2. Use 5% as a convention for rejecting the null hypothesis. If the test is significant, accept your research hypothesis. Report the test result as p < .05, p < .01, or p < .001, whichever level is met by the obtained p-value.

3. Always perform this procedure.”

“The null ritual does not exist in statistics proper”, Gigerenzer continues. “This point is not always understood; even its critics sometimes confuse it with Fisher’s theory of null-hypothesis testing and call it ‘null-hypothesis significance testing.’ In fact, the ritual is an incoherent mishmash of ideas from Fisher on the one hand and Neyman and Pearson on the other, spiked with a characteristically novel contribution: the elimination of researchers’ judgment.”

## The way forward

We find ourselves in a situation where uncritical use of a bastardized test has lead to a “replication crisis” in science and the misuse and abuse of the notion of significance.
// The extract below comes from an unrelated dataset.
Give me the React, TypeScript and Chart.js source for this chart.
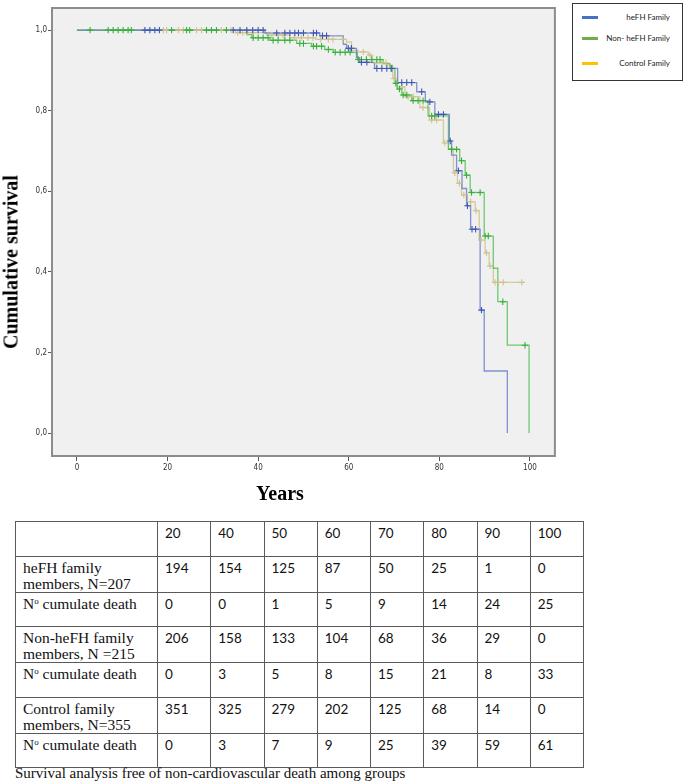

We need to rethink how we use significance testing.

Firstly, we need to take a finding of “significance” with a grain of salt. The error rate is larger than is commonly assumed. Secondly, we need to stay away from data fishing; trolling for “significant” differences. Thirdly, we need to understand that something which might not pass the significance test might be meaningful. Fourthly, we need to consider context. As the ASA recommends, it is essential to take into account “understanding of the phenomenon under study, interpretation of results in context, complete reporting and proper logical and quantitative understanding of what data summaries mean. No single index should substitute for scientific reasoning.”

So next time someone asks: “Is that statistically significant?” we should consider if that is the right question. A better question would be “are the differences meaningful?”

Asking this would steer us away from the trap of binary thinking about a pair of numbers, and guide us toward contextualizing a finding in a world rich with information.